Only the lines holding the string "this" are needed. Copy each one.

+-------+

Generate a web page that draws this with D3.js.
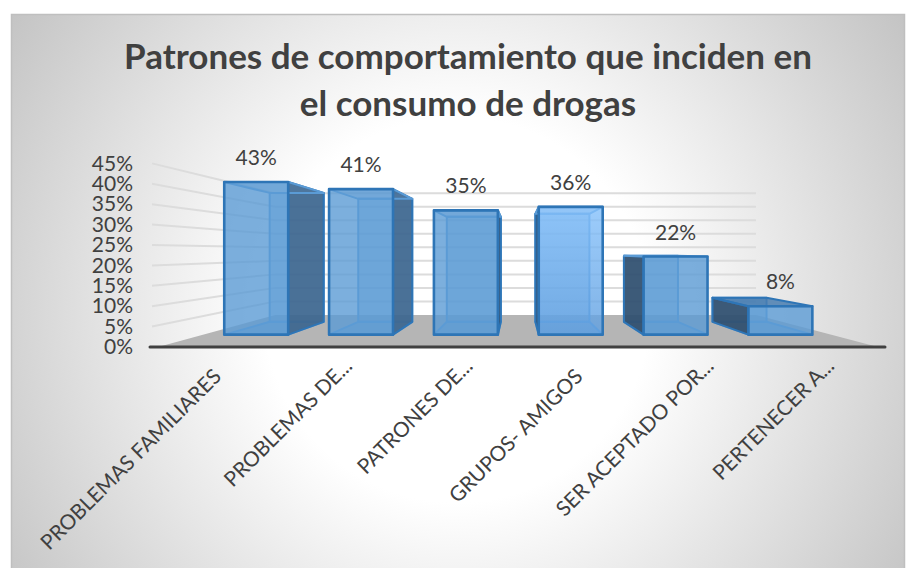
<!DOCTYPE html>
<html>
<head>
<meta charset="utf-8">
<script src="https://cdn.jsdelivr.net/npm/d3@7"></script>
<style>
  html, body { margin: 0; padding: 0; background: #fff; overflow: hidden; }
  svg { display: block; }
  text { font-family: Lato, sans-serif; fill: #404040; }
</style>
</head>
<body>
<div id="chart"></div>
<script>
const categories = ["PROBLEMAS FAMILIARES", "PROBLEMAS DE...", "PATRONES DE...", "GRUPOS- AMIGOS", "SER ACEPTADO POR...", "PERTENECER A..."];
const values = [43, 41, 35, 36, 22, 8];
const valueTicks = [0, 5, 10, 15, 20, 25, 30, 35, 40, 45];
const titleLines = ["Patrones de comportamiento que inciden en", "el consumo de drogas"];

const width = 911, height = 568;

const svg = d3.select("#chart").append("svg")
    .attr("width", width)
    .attr("height", height);

const defs = svg.append("defs");
const bg = defs.append("radialGradient").attr("id", "bg")
    .attr("gradientUnits", "userSpaceOnUse")
    .attr("cx", 457).attr("cy", 310).attr("r", 535);
bg.append("stop").attr("offset", "0.36").attr("stop-color", "#ffffff");
bg.append("stop").attr("offset", "1").attr("stop-color", "#c4c4c4");

// the middle bar catches the light, lighter at the top
const shine = defs.append("linearGradient").attr("id", "shine")
    .attr("x1", 0).attr("y1", 0).attr("x2", 0).attr("y2", 1);
shine.append("stop").attr("offset", "0").attr("stop-color", "#84c0fb");
shine.append("stop").attr("offset", "1").attr("stop-color", "#5f9fe0");

svg.append("rect")
    .attr("x", 11.5).attr("y", 14.5)
    .attr("width", 893).attr("height", 560)
    .attr("fill", "url(#bg)")
    .attr("stroke", "#bfbfbf")
    .attr("stroke-width", 1.5);

// fake 3D: everything is laid out on the front plane, then pulled to the vanishing point
const vp = { x: 517, y: 252 };
const depth = { barFront: 0.87, barBack: 0.735, wall: 0.662 };
const wall = { left: 152, right: 878 };

const x = d3.scaleBand()
    .domain(categories)
    .range([157, 880])
    .paddingInner(0.39)
    .paddingOuter(0.195);

const y = d3.scaleLinear()
    .domain([0, 45])
    .range([347, 163.4]);

function project(px, py, s) {
    return [vp.x + s * (px - vp.x), vp.y + s * (py - vp.y)];
}

const poly = d3.line();

// floor
svg.append("path")
    .attr("d", poly([
        project(wall.left + 6, y(0), 1),
        project(wall.right, y(0), 1),
        project(wall.right, y(0), depth.wall),
        project(wall.left, y(0), depth.wall),
    ]) + "Z")
    .attr("fill", "#b5b5b5");

// gridlines, side wall then back wall
const grid = svg.append("g")
    .attr("fill", "none")
    .attr("stroke", "#dcdcdc")
    .attr("stroke-width", 2);

valueTicks.filter(d => d > 0).forEach(d => {
    grid.append("path").attr("d", poly([
        project(wall.left, y(d), 1),
        project(wall.left, y(d), depth.wall),
        project(wall.right, y(d), depth.wall),
    ]));
});

// bars
const bars = svg.append("g").selectAll("g")
    .data(categories)
    .join("g");

bars.each(function (cat, i) {
    const g = d3.select(this);
    const x0 = x(cat), x1 = x0 + x.bandwidth();
    const yTop = y(values[i]), yBase = y(0);
    const f = (px, py) => project(px, py, depth.barFront);
    const b = (px, py) => project(px, py, depth.barBack);
    const stroke = "#2e75b6";

    // back face and bottom are only seen through the front
    const addFace = (pts, fill, opacity, lineColor, lineWidth) => {
        g.append("path")
            .attr("d", poly(pts) + "Z")
            .attr("fill", fill)
            .attr("fill-opacity", opacity)
            .attr("stroke", lineColor)
            .attr("stroke-width", lineWidth)
            .attr("stroke-linejoin", "round");
    };

    addFace([b(x0, yTop), b(x1, yTop), b(x1, yBase), b(x0, yBase)], "#5b9bd5", 0.45, "#5b9bd5", 2);
    addFace([f(x0, yBase), f(x1, yBase), b(x1, yBase), b(x0, yBase)], "#5b9bd5", 0.5, "#5b9bd5", 2);

    // side face towards the vanishing point
    const barMid = f((x0 + x1) / 2, 0)[0];
    const side = barMid < vp.x ? x1 : x0;
    const sideColor = i < 2 ? "#3b638b" : "#2c4a69";
    addFace([f(side, yTop), b(side, yTop), b(side, yBase), f(side, yBase)], sideColor, 0.88, stroke, 2);

    // top face
    addFace([f(x0, yTop), f(x1, yTop), b(x1, yTop), b(x0, yTop)], "#3f76ab", i === 5 ? 0.8 : 0.25, i === 5 ? stroke : "#5b9bd5", 2);

    // front face
    addFace([f(x0, yTop), f(x1, yTop), f(x1, yBase), f(x0, yBase)], i === 3 ? "url(#shine)" : "#5b9bd5", 0.8, stroke, 2.6);

    // value label
    g.append("text")
        .attr("x", f((x0 + x1) / 2, yTop)[0])
        .attr("y", f((x0 + x1) / 2, yTop)[1] - 17)
        .attr("text-anchor", "middle")
        .attr("font-size", 21)
        .text(values[i] + "%");
});

// y axis
const yAxis = svg.append("g")
    .attr("transform", "translate(138,0)")
    .call(d3.axisLeft(y).tickValues(valueTicks).tickSize(0).tickPadding(5).tickFormat(d => d + "%"));
yAxis.select(".domain").remove();
yAxis.selectAll("text")
    .attr("font-size", 21)
    .style("font-family", "Lato, sans-serif")
    .attr("fill", "#404040");

// x axis on the front plane, labels hang off the tick at 45 degrees
const xAxis = svg.append("g")
    .attr("transform", `translate(0,${y(0)})`)
    .call(d3.axisBottom(x).tickSize(0).tickPadding(0));
xAxis.select(".domain").remove();
xAxis.selectAll("text")
    .attr("font-size", 20.8)
    .style("font-family", "Lato, sans-serif")
    .attr("fill", "#404040")
    .attr("text-anchor", "end")
    .attr("dy", null)
    .attr("y", 0)
    .attr("dx", d => d.endsWith("...") ? 11 : -4) // truncated labels sit further up the line
    .attr("transform", "translate(8,28) rotate(-45)");

// axis line on top of the floor
svg.append("line")
    .attr("x1", 150).attr("x2", 885)
    .attr("y1", y(0)).attr("y2", y(0))
    .attr("stroke", "#404040")
    .attr("stroke-width", 3)
    .attr("stroke-linecap", "round");

// title
svg.append("g").selectAll("text")
    .data(titleLines)
    .join("text")
    .attr("x", 468)
    .attr("y", (d, i) => 69 + i * 47)
    .attr("text-anchor", "middle")
    .attr("font-size", 35)
    .attr("font-weight", 700)
    .text(d => d);
</script>
</body>
</html>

+-------+

## Output of the task
Generate a web page that draws this with D3.js.
    const g = d3.select(this);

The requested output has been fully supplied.